[Begin Information supplied]

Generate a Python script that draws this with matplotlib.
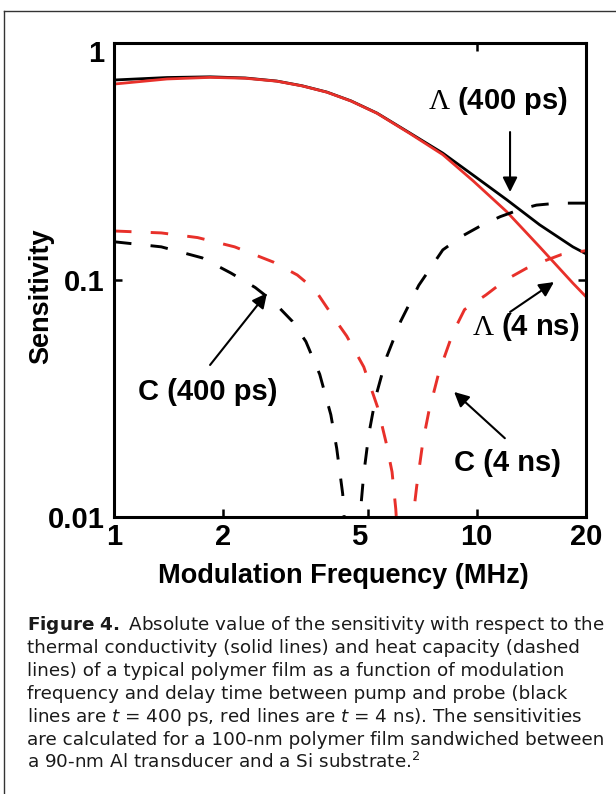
import numpy as np
import matplotlib
matplotlib.use("Agg")
import matplotlib.pyplot as plt
from matplotlib.lines import Line2D
from matplotlib.transforms import ScaledTranslation

plt.rcParams['mathtext.fontset'] = 'custom'
plt.rcParams['mathtext.rm'] = 'Liberation Serif'
plt.rcParams['mathtext.it'] = 'DejaVu Sans:italic'
plt.rcParams['mathtext.bf'] = 'DejaVu Sans:bold'
plt.rcParams['mathtext.sf'] = 'DejaVu Sans'
plt.rcParams['font.family'] = ['Liberation Sans', 'DejaVu Sans']

# ---- data ----
freq_L400 = [1, 1.4, 1.84, 2.3, 2.81, 3.3, 3.86, 4.5, 5.31, 6.54, 8.06, 9.77, 12.1, 14.9, 18.4, 20]
sens_L400 = [0.698, 0.715, 0.72, 0.712, 0.691, 0.66, 0.621, 0.57, 0.506, 0.417, 0.343, 0.277, 0.218, 0.171, 0.138, 0.129]

freq_L4 = [1, 1.4, 1.84, 2.3, 2.81, 3.3, 3.86, 4.5, 5.31, 6.54, 8.06, 9.77, 12.1, 14.9, 18.4, 20]
sens_L4 = [0.671, 0.705, 0.716, 0.71, 0.69, 0.659, 0.62, 0.569, 0.505, 0.415, 0.338, 0.262, 0.194, 0.138, 0.097, 0.085]

freq_C400 = [1, 1.35, 1.75, 2.1, 2.45, 2.75, 3.1, 3.38, 3.69, 3.96, 4.11, 4.27, 4.45, 4.55, 4.65,
             4.79, 4.88, 5.04, 5.27, 5.65, 6.17, 6.92, 8.06, 9.1, 10.3, 11.6, 13.1, 14.6, 16.7, 18.8, 20]
sens_C400 = [0.145, 0.138, 0.124, 0.107, 0.093, 0.081, 0.067, 0.055, 0.040, 0.027, 0.0195, 0.0125, 0.0045, 0.0005, 0.0045,
             0.011, 0.0152, 0.0224, 0.0323, 0.0476, 0.067, 0.095, 0.134, 0.153, 0.170, 0.185, 0.198, 0.207, 0.211, 0.211, 0.211]

freq_C4 = [1, 1.35, 1.7, 2.15, 2.75, 3.2, 3.58, 4.07, 4.38, 4.88, 5.33, 5.62, 5.84, 5.98, 6.2, 6.35, 6.5,
           6.7, 6.83, 7.1, 7.37, 7.86, 8.6, 9.25, 10.6, 12, 13.7, 15.5, 17.1, 20]
sens_C4 = [0.161, 0.158, 0.151, 0.138, 0.119, 0.105, 0.091, 0.068, 0.058, 0.043, 0.029, 0.0207, 0.0155, 0.0108, 0.0045, 0.0005, 0.0045,
           0.0105, 0.0135, 0.0207, 0.0277, 0.0407, 0.06, 0.075, 0.0865, 0.100, 0.112, 0.121, 0.128, 0.133]

xticks_major = [1, 10, 20]
xticks_minor = [2, 5]
yticks = [0.01, 0.1, 1]

caption_lines = [
    r"$\bf{Figure\ 4.}$ Absolute value of the sensitivity with respect to the",
    "thermal conductivity (solid lines) and heat capacity (dashed",
    "lines) of a typical polymer film as a function of modulation",
    "frequency and delay time between pump and probe (black",
    r"lines are $t$ = 400 ps, red lines are $t$ = 4 ns). The sensitivities",
    "are calculated for a 100-nm polymer film sandwiched between",
    r"a 90-nm Al transducer and a Si substrate.$^{\mathsf{2}}$",
]

RED = '#e8302a'
W, H = 616, 794
fig = plt.figure(figsize=(W / 100, H / 100), dpi=100)
fig.patch.set_facecolor('white')

L, R, T, B = 114, 586, 43, 517
ax = fig.add_axes([L / W, 1 - B / H, (R - L) / W, (B - T) / H])
ax.set_xscale('log')
ax.set_yscale('log')
ax.set_xlim(1, 20)
ax.set_ylim(0.01, 1)

dash = (0, (6.0, 6.6))
ax.plot(freq_L400, sens_L400, color='black', lw=2.0, solid_capstyle='butt')
ax.plot(freq_L4, sens_L4, color=RED, lw=2.0, solid_capstyle='butt')
ax.plot(freq_C400, sens_C400, color='black', lw=2.1, linestyle=dash, dash_capstyle='butt')
ax.plot(freq_C4, sens_C4, color=RED, lw=2.1, linestyle=dash, dash_capstyle='butt')

for s in ax.spines.values():
    s.set_linewidth(2.2)

ax.set_xticks(xticks_major, labels=[str(v) for v in xticks_major])
ax.set_xticks(xticks_minor, labels=[str(v) for v in xticks_minor], minor=True)
ax.set_yticks(yticks, labels=['0.01', '0.1', '1'])
ax.yaxis.set_minor_locator(matplotlib.ticker.NullLocator())

ax.tick_params(which='both', direction='in', length=5.8, width=1.8,
               labelsize=21, pad=4)
ax.tick_params(axis='x', which='major', top=True, bottom=True)
ax.tick_params(axis='x', which='minor', top=False, bottom=True)
ax.tick_params(axis='y', which='major', left=True, right=True, pad=7)
for lab in ax.get_xticklabels(which='both') + ax.get_yticklabels():
    lab.set_fontweight('bold')

fig.canvas.draw()
# small label offsets as in the original
for lab in ax.xaxis.get_minorticklabels():
    if lab.get_text() == '5':
        lab.set_transform(lab.get_transform() + ScaledTranslation(-8 / 100, 0, fig.dpi_scale_trans))
for lab in ax.get_yticklabels():
    if lab.get_text() == '1':
        lab.set_transform(lab.get_transform() + ScaledTranslation(0, -8 / 100, fig.dpi_scale_trans))

ax.set_xlabel('Modulation Frequency (MHz)', fontsize=19.5, fontweight='bold')
ax.xaxis.set_label_coords(0.487, -0.097)
ax.set_ylabel('Sensitivity', fontsize=19.5, fontweight='bold')
ax.yaxis.set_label_coords(-0.127, 0.466)

akw = dict(arrowstyle='-|>', color='black', lw=1.5, mutation_scale=22, shrinkA=0, shrinkB=0)
tkw = dict(fontsize=21, fontweight='bold', ha='center', va='center')

ax.annotate('', xy=(12.35, 0.235), xytext=(12.35, 0.421), arrowprops=akw)
ax.text(11.44, 0.569, r'$\Lambda$ (400 ps)', **tkw)

ax.annotate('', xy=(16.32, 0.098), xytext=(12.35, 0.0733), arrowprops=akw)
ax.text(13.66, 0.0633, r'$\Lambda$ (4 ns)', **tkw)

ax.annotate('', xy=(2.64, 0.088), xytext=(1.84, 0.0438), arrowprops=akw)
ax.text(1.815, 0.0337, 'C (400 ps)', **tkw)

ax.annotate('', xy=(8.66, 0.0337), xytext=(11.95, 0.0215), arrowprops=akw)
ax.text(12.18, 0.0169, 'C (4 ns)', **tkw)

# outer frame (top and left edges visible)
fx, fy = 4 / W, 1 - 11 / H
fig.add_artist(Line2D([fx, 1], [fy, fy], transform=fig.transFigure, color='#333333', lw=1.0))
fig.add_artist(Line2D([fx, fx], [fy, 0], transform=fig.transFigure, color='#333333', lw=1.0))

# caption
base0, pitch = 630, 23
for i, line in enumerate(caption_lines):
    fig.text(27 / W, 1 - (base0 + i * pitch) / H, line, fontsize=13.2,
             family=['DejaVu Sans'], ha='left', va='baseline', color='#1a1a1a')

fig.savefig('out.png', dpi=100, facecolor='white')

[End Information supplied]

-- Given request --
Pick out every line above that holds the word "matplotlib" and copy it.

-- Answer to the problem --
Generate a Python script that draws this with matplotlib.
import matplotlib
matplotlib.use("Agg")
import matplotlib.pyplot as plt
from matplotlib.lines import Line2D
from matplotlib.transforms import ScaledTranslation
ax.yaxis.set_minor_locator(matplotlib.ticker.NullLocator())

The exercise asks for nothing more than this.